__WORK TO BE COMPLETED__
Only the lines from the top of the listing below to the line that has "-- ++(0,26) -| ([xshift=-13pt]B.south);" should be echoed, with both ends kept and pictures left out.

__DATA PROVIDED__
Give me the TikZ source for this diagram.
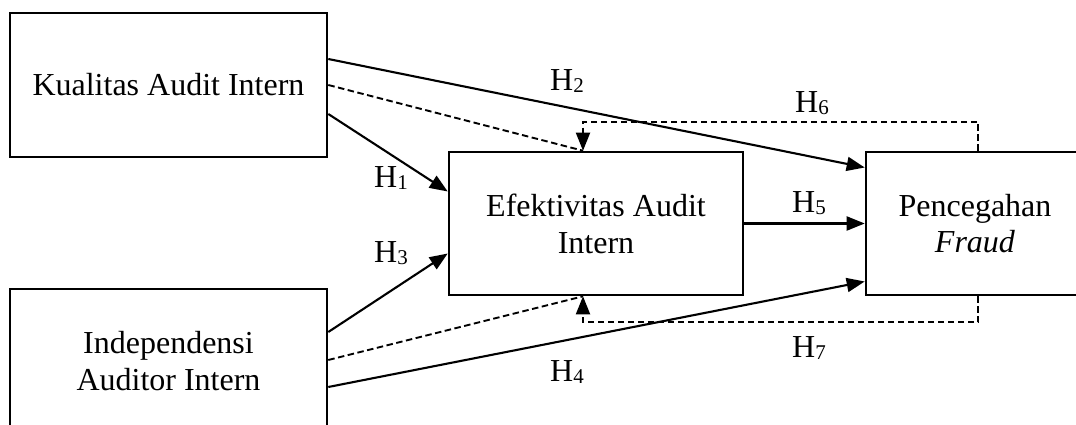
\documentclass[tikz,border=0pt]{standalone}
\usepackage{fontspec}
\setmainfont{Liberation Serif}
\usetikzlibrary{arrows.meta,calc}

% hypothesis label: H with a large, slightly lowered index
\newcommand{\hyp}[1]{H\raisebox{-2pt}{\fontsize{21}{21}\selectfont #1}}

\begin{document}
\begin{tikzpicture}[x=1pt,y=-1pt,
  txt/.style={font=\fontsize{32}{36.8}\selectfont},
  box/.style={draw, line width=2.6pt, inner sep=0pt, align=center, txt},
  tip/.style={-{Triangle[length=18pt,width=14pt]}},
  link/.style={line width=2.1pt, tip},
  modline/.style={line width=1.9pt, dash pattern=on 6.5pt off 3.5pt},
  hlabel/.style={anchor=base west, inner sep=0pt, txt}]
\useasboundingbox (0,0) rectangle (1076,425);
\clip (0,0) rectangle (1076,425);

% variables
\node[box, minimum width=317pt, minimum height=144pt] (A) at (168.5,85) {Kualitas Audit Intern};
\node[box, minimum width=294pt, minimum height=143pt] (B) at (596,223.5) {Efektivitas Audit\\Intern};
\node[box, minimum width=218pt, minimum height=143pt] (C) at (975,223.5) {Pencegahan\\\textit{Fraud}};
\node[box, minimum width=317pt, minimum height=144pt] (D) at (168.5,361) {Independensi\\Auditor Intern};

% direct effects
\draw[link] ([yshift=-29pt]A.east) -- ([yshift=32pt]B.west);
\draw[link] ([yshift=26pt]A.east) -- ([yshift=56pt]C.west);
\draw[link] ([yshift=29pt]D.east) -- ([yshift=-30pt]B.west);
\draw[link] ([yshift=-26pt]D.east) -- ([yshift=-58pt]C.west);
\draw[link] (B.east) -- (C.west);

% mediated effects
\draw[modline] (A.east) -- ([xshift=-13pt]B.north);
\draw[modline, tip] ([xshift=3pt]C.north) -- ++(0,-29) -| ([xshift=-13pt]B.north);
\draw[modline] ([yshift=1pt]D.east) -- ([xshift=-13pt]B.south);
\draw[modline, tip] ([xshift=3pt]C.south) -- ++(0,26) -| ([xshift=-13pt]B.south);

% hypothesis labels
\node[hlabel] (h1) at (374,187) {\hyp{1}};
\node[hlabel] (h2) at (550,91) {\hyp{2}};
\node[hlabel] (h3) at (374,262) {\hyp{3}};
\node[hlabel] (h4) at (550,381) {\hyp{4}};
\node[hlabel] (h5) at (792,212) {\hyp{5}};
\node[hlabel] (h6) at (795,113) {\hyp{6}};
\node[hlabel] (h7) at (792,357) {\hyp{7}};
\end{tikzpicture}
\end{document}
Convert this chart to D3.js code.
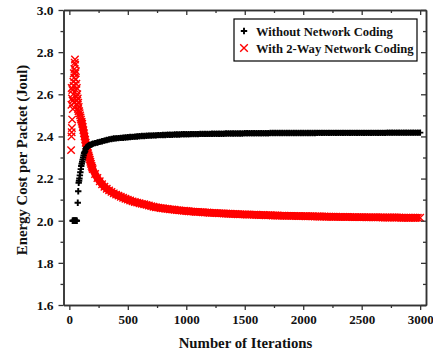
<!DOCTYPE html>
<html>
<head>
<meta charset="utf-8">
<script src="https://cdn.jsdelivr.net/npm/d3@7"></script>
<style>
  body { margin: 0; background: #fff; }
  text { font-family: "Liberation Serif", "Times New Roman", serif; font-weight: bold; }
</style>
</head>
<body>
<div id="chart"></div>
<script>
// Chart size
const width = 433;
const height = 356;

// Data
const xTicks = [0, 500, 1000, 1500, 2000, 2500, 3000];
const yTicks = [1.6, 1.8, 2.0, 2.2, 2.4, 2.6, 2.8, 3.0];

// Without network coding: first iterations as [iteration, cost]
const plainEarly = [
  [28, 2.0], [32, 2.0], [36, 2.0], [40, 2.0], [44, 2.0], [48, 2.0], [52, 2.0], [56, 2.0], [60, 2.0], [64, 2.0],
  [72, 2.085], [76, 2.14], [80, 2.18], [83, 2.19], [86, 2.20], [90, 2.215], [94, 2.23],
  [98, 2.245], [102, 2.26], [106, 2.27], [110, 2.28], [114, 2.29], [118, 2.30], [122, 2.31],
  [126, 2.32], [130, 2.325], [135, 2.33], [140, 2.34], [145, 2.345], [150, 2.35],
  [160, 2.355], [170, 2.358], [180, 2.36], [190, 2.362]
];

// With 2-way network coding: first iterations as [iteration, cost]
const codedEarly = [
  [15, 2.335], [18, 2.40], [20, 2.42], [22, 2.44], [24, 2.48], [18, 2.55], [22, 2.58],
  [26, 2.62], [20, 2.63], [28, 2.57], [30, 2.53], [32, 2.60], [34, 2.66], [36, 2.64],
  [38, 2.70], [40, 2.56], [42, 2.68], [44, 2.72], [46, 2.75], [48, 2.765], [50, 2.74],
  [52, 2.70], [54, 2.67], [56, 2.71], [58, 2.62], [60, 2.65], [62, 2.59], [64, 2.63],
  [66, 2.57], [68, 2.60], [70, 2.55], [72, 2.58], [74, 2.53], [76, 2.56], [78, 2.52],
  [80, 2.54], [84, 2.52], [88, 2.51], [92, 2.50], [96, 2.49], [100, 2.48], [105, 2.47],
  [110, 2.46], [115, 2.445], [120, 2.43], [125, 2.415], [130, 2.40], [135, 2.385],
  [140, 2.37], [145, 2.357], [150, 2.345], [155, 2.332], [160, 2.32], [165, 2.31],
  [170, 2.30], [175, 2.29], [180, 2.28], [185, 2.27], [190, 2.26], [195, 2.252]
];

// Later iterations, one reading every 20 iterations from 200 to 3000
const tailIterations = [
  200, 220, 240, 260, 280, 300, 320, 340, 360, 380, 400, 420, 440, 460, 480,
  500, 520, 540, 560, 580, 600, 620, 640, 660, 680, 700, 720, 740, 760, 780,
  800, 820, 840, 860, 880, 900, 920, 940, 960, 980, 1000,
  1020, 1040, 1060, 1080, 1100, 1120, 1140, 1160, 1180, 1200,
  1220, 1240, 1260, 1280, 1300, 1320, 1340, 1360, 1380, 1400,
  1420, 1440, 1460, 1480, 1500, 1520, 1540, 1560, 1580, 1600,
  1620, 1640, 1660, 1680, 1700, 1720, 1740, 1760, 1780, 1800,
  1820, 1840, 1860, 1880, 1900, 1920, 1940, 1960, 1980, 2000,
  2020, 2040, 2060, 2080, 2100, 2120, 2140, 2160, 2180, 2200,
  2220, 2240, 2260, 2280, 2300, 2320, 2340, 2360, 2380, 2400,
  2420, 2440, 2460, 2480, 2500, 2520, 2540, 2560, 2580, 2600,
  2620, 2640, 2660, 2680, 2700, 2720, 2740, 2760, 2780, 2800,
  2820, 2840, 2860, 2880, 2900, 2920, 2940, 2960, 2980, 3000
];

const plainTail = [
  2.365, 2.368, 2.371, 2.374, 2.377, 2.380, 2.383, 2.386, 2.388, 2.390, 2.391, 2.392, 2.393, 2.394, 2.395,
  2.396, 2.397, 2.398, 2.399, 2.400, 2.401, 2.402, 2.402, 2.403, 2.404, 2.404, 2.405, 2.405, 2.406, 2.406,
  2.407, 2.407, 2.408, 2.408, 2.408, 2.409, 2.409, 2.409, 2.410, 2.410, 2.410,
  2.410, 2.411, 2.411, 2.411, 2.411, 2.412, 2.412, 2.412, 2.412, 2.412,
  2.413, 2.413, 2.413, 2.413, 2.413, 2.413, 2.414, 2.414, 2.414, 2.414,
  2.414, 2.414, 2.414, 2.414, 2.415, 2.415, 2.415, 2.415, 2.415, 2.415,
  2.415, 2.415, 2.415, 2.415, 2.415, 2.416, 2.416, 2.416, 2.416, 2.416,
  2.416, 2.416, 2.416, 2.416, 2.416, 2.416, 2.416, 2.416, 2.416, 2.416,
  2.416, 2.416, 2.416, 2.416, 2.416, 2.417, 2.417, 2.417, 2.417, 2.417,
  2.417, 2.417, 2.417, 2.417, 2.417, 2.417, 2.417, 2.417, 2.417, 2.417,
  2.417, 2.417, 2.417, 2.417, 2.417, 2.417, 2.417, 2.417, 2.417, 2.417,
  2.417, 2.417, 2.417, 2.417, 2.417, 2.418, 2.418, 2.418, 2.418, 2.418,
  2.418, 2.418, 2.418, 2.418, 2.418, 2.418, 2.418, 2.418, 2.418, 2.418
];

const codedTail = [
  2.245, 2.222, 2.203, 2.187, 2.173, 2.161, 2.152, 2.144, 2.137, 2.130, 2.124, 2.119, 2.114, 2.109, 2.104,
  2.100, 2.096, 2.092, 2.089, 2.086, 2.083, 2.080, 2.078, 2.075, 2.072, 2.069, 2.066, 2.064, 2.062, 2.060,
  2.059, 2.057, 2.056, 2.054, 2.053, 2.052, 2.050, 2.049, 2.048, 2.047, 2.046,
  2.045, 2.044, 2.043, 2.042, 2.042, 2.041, 2.040, 2.039, 2.039, 2.038,
  2.037, 2.037, 2.036, 2.035, 2.035, 2.034, 2.034, 2.033, 2.033, 2.032,
  2.032, 2.031, 2.031, 2.030, 2.030, 2.029, 2.029, 2.029, 2.028, 2.028,
  2.027, 2.027, 2.027, 2.026, 2.026, 2.026, 2.025, 2.025, 2.025, 2.024,
  2.024, 2.024, 2.023, 2.023, 2.023, 2.023, 2.022, 2.022, 2.022, 2.022,
  2.021, 2.021, 2.021, 2.021, 2.020, 2.020, 2.020, 2.020, 2.020, 2.019,
  2.019, 2.019, 2.019, 2.019, 2.018, 2.018, 2.018, 2.018, 2.018, 2.018,
  2.017, 2.017, 2.017, 2.017, 2.017, 2.017, 2.016, 2.016, 2.016, 2.016,
  2.016, 2.016, 2.016, 2.015, 2.015, 2.015, 2.015, 2.015, 2.015, 2.015,
  2.015, 2.014, 2.014, 2.014, 2.014, 2.014, 2.014, 2.014, 2.014, 2.014
];

const seriesNames = ["Without Network Coding", "With 2-Way Network Coding"];

// Plot area
const plot = { left: 63.5, right: 426, top: 10, bottom: 305 };

const x = d3.scaleLinear().domain([-50, 3050]).range([plot.left, plot.right]);
const y = d3.scaleLinear().domain([1.6, 3.0]).range([plot.bottom, plot.top]);

const svg = d3.select("#chart")
  .append("svg")
  .attr("width", width)
  .attr("height", height);

const axisColor = "#333";

// Combine early points with the regular tail
const plainPoints = plainEarly.concat(tailIterations.map((it, i) => [it, plainTail[i]]));
const codedPoints = codedEarly.concat(tailIterations.map((it, i) => [it, codedTail[i]]));

// Marker paths
const plusPath = s => `M${-s},0H${s}M0,${-s}V${s}`;
const crossPath = s => `M${-s},${-s}L${s},${s}M${-s},${s}L${s},${-s}`;

// The markers are packed so tightly that they merge into a band;
// a thick line through the same points fills the gaps between them
const band = d3.line().x(d => x(d[0])).y(d => y(d[1])).curve(d3.curveMonotoneX);

svg.append("path")
  .datum(codedPoints.filter(d => d[0] >= 100))
  .attr("d", band)
  .attr("fill", "none")
  .attr("stroke", "#ff0000")
  .attr("stroke-width", 7.5)
  .attr("stroke-linejoin", "round");

svg.append("g")
  .selectAll("path")
  .data(codedPoints)
  .enter()
  .append("path")
  .attr("transform", d => `translate(${x(d[0])},${y(d[1])})`)
  .attr("d", crossPath(3.7))
  .attr("fill", "none")
  .attr("stroke", "#ff0000")
  .attr("stroke-width", 1.4);

svg.append("path")
  .datum(plainPoints.filter(d => d[0] >= 150))
  .attr("d", band)
  .attr("fill", "none")
  .attr("stroke", "#000")
  .attr("stroke-width", 5.5)
  .attr("stroke-linejoin", "round");

svg.append("g")
  .selectAll("path")
  .data(plainPoints)
  .enter()
  .append("path")
  .attr("transform", d => `translate(${x(d[0])},${y(d[1])})`)
  .attr("d", plusPath(3.2))
  .attr("fill", "none")
  .attr("stroke", "#000")
  .attr("stroke-width", 1.9);

// Axes: major ticks with labels, minor ticks between
const xMinor = d3.range(0, 3001, 250).filter(v => v % 500 !== 0);
const yMinor = d3.range(1.7, 3.0, 0.2);

function drawAxis(axis, transform, labels) {
  const g = svg.append("g").attr("transform", transform).call(axis);
  g.select(".domain").attr("stroke", axisColor).attr("stroke-width", 1.5);
  g.selectAll(".tick line").attr("stroke", axisColor).attr("stroke-width", 1.3);
  g.selectAll(".tick text")
    .attr("font-size", 13.5)
    .attr("fill", "#111");
  if (!labels) g.selectAll(".tick text").remove();
  return g;
}

// bottom
drawAxis(d3.axisBottom(x).tickValues(xTicks).tickSize(5).tickSizeOuter(0).tickPadding(5)
  .tickFormat(d3.format("d")), `translate(0,${plot.bottom})`, true)
  .selectAll(".tick text").attr("font-size", 13);
drawAxis(d3.axisBottom(x).tickValues(xMinor).tickSize(3).tickSizeOuter(0),
  `translate(0,${plot.bottom})`, false);
// top (ticks inward)
drawAxis(d3.axisBottom(x).tickValues(xTicks).tickSize(5).tickSizeOuter(0),
  `translate(0,${plot.top})`, false);
drawAxis(d3.axisBottom(x).tickValues(xMinor).tickSize(3).tickSizeOuter(0),
  `translate(0,${plot.top})`, false);
// left
drawAxis(d3.axisLeft(y).tickValues(yTicks).tickSize(5).tickSizeOuter(0).tickPadding(5)
  .tickFormat(d3.format(".1f")), `translate(${plot.left},0)`, true);
drawAxis(d3.axisLeft(y).tickValues(yMinor).tickSize(3).tickSizeOuter(0),
  `translate(${plot.left},0)`, false);
// right (ticks inward)
drawAxis(d3.axisLeft(y).tickValues(yTicks).tickSize(5).tickSizeOuter(0),
  `translate(${plot.right},0)`, false);
drawAxis(d3.axisLeft(y).tickValues(yMinor).tickSize(3).tickSizeOuter(0),
  `translate(${plot.right},0)`, false);

// Axis titles
svg.append("text")
  .attr("x", 245.5)
  .attr("y", 348)
  .attr("text-anchor", "middle")
  .attr("font-size", 14.8)
  .attr("fill", "#111")
  .text("Number of Iterations");

svg.append("text")
  .attr("transform", "translate(27,160) rotate(-90)")
  .attr("text-anchor", "middle")
  .attr("font-size", 14.8)
  .attr("fill", "#111")
  .text("Energy Cost per Packet (Joul)");

// Legend
const legend = svg.append("g").attr("transform", "translate(234,19)");
legend.append("rect")
  .attr("width", 183)
  .attr("height", 42)
  .attr("fill", "#fff")
  .attr("stroke", "#000")
  .attr("stroke-width", 1.2);

const legendMarks = [plusPath(3.2), crossPath(3.8)];
const legendColors = ["#000", "#ff0000"];
seriesNames.forEach((name, i) => {
  const row = legend.append("g").attr("transform", `translate(0,${12 + i * 17})`);
  row.append("path")
    .attr("transform", "translate(10,0)")
    .attr("d", legendMarks[i])
    .attr("fill", "none")
    .attr("stroke", legendColors[i])
    .attr("stroke-width", i === 0 ? 1.9 : 1.4);
  row.append("text")
    .attr("x", 22)
    .attr("y", 4.5)
    .attr("font-size", 12.6)
    .attr("fill", "#111")
    .text(name);
});
</script>
</body>
</html>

__COMPLETED EXERCISE__
Give me the TikZ source for this diagram.
\documentclass[tikz,border=0pt]{standalone}
\usepackage{fontspec}
\setmainfont{Liberation Serif}
\usetikzlibrary{arrows.meta,calc}

% hypothesis label: H with a large, slightly lowered index
\newcommand{\hyp}[1]{H\raisebox{-2pt}{\fontsize{21}{21}\selectfont #1}}

\begin{document}
\begin{tikzpicture}[x=1pt,y=-1pt,
  txt/.style={font=\fontsize{32}{36.8}\selectfont},
  box/.style={draw, line width=2.6pt, inner sep=0pt, align=center, txt},
  tip/.style={-{Triangle[length=18pt,width=14pt]}},
  link/.style={line width=2.1pt, tip},
  modline/.style={line width=1.9pt, dash pattern=on 6.5pt off 3.5pt},
  hlabel/.style={anchor=base west, inner sep=0pt, txt}]
\useasboundingbox (0,0) rectangle (1076,425);
\clip (0,0) rectangle (1076,425);

% variables
\node[box, minimum width=317pt, minimum height=144pt] (A) at (168.5,85) {Kualitas Audit Intern};
\node[box, minimum width=294pt, minimum height=143pt] (B) at (596,223.5) {Efektivitas Audit\\Intern};
\node[box, minimum width=218pt, minimum height=143pt] (C) at (975,223.5) {Pencegahan\\\textit{Fraud}};
\node[box, minimum width=317pt, minimum height=144pt] (D) at (168.5,361) {Independensi\\Auditor Intern};

% direct effects
\draw[link] ([yshift=-29pt]A.east) -- ([yshift=32pt]B.west);
\draw[link] ([yshift=26pt]A.east) -- ([yshift=56pt]C.west);
\draw[link] ([yshift=29pt]D.east) -- ([yshift=-30pt]B.west);
\draw[link] ([yshift=-26pt]D.east) -- ([yshift=-58pt]C.west);
\draw[link] (B.east) -- (C.west);

% mediated effects
\draw[modline] (A.east) -- ([xshift=-13pt]B.north);
\draw[modline, tip] ([xshift=3pt]C.north) -- ++(0,-29) -| ([xshift=-13pt]B.north);
\draw[modline] ([yshift=1pt]D.east) -- ([xshift=-13pt]B.south);
\draw[modline, tip] ([xshift=3pt]C.south) -- ++(0,26) -| ([xshift=-13pt]B.south);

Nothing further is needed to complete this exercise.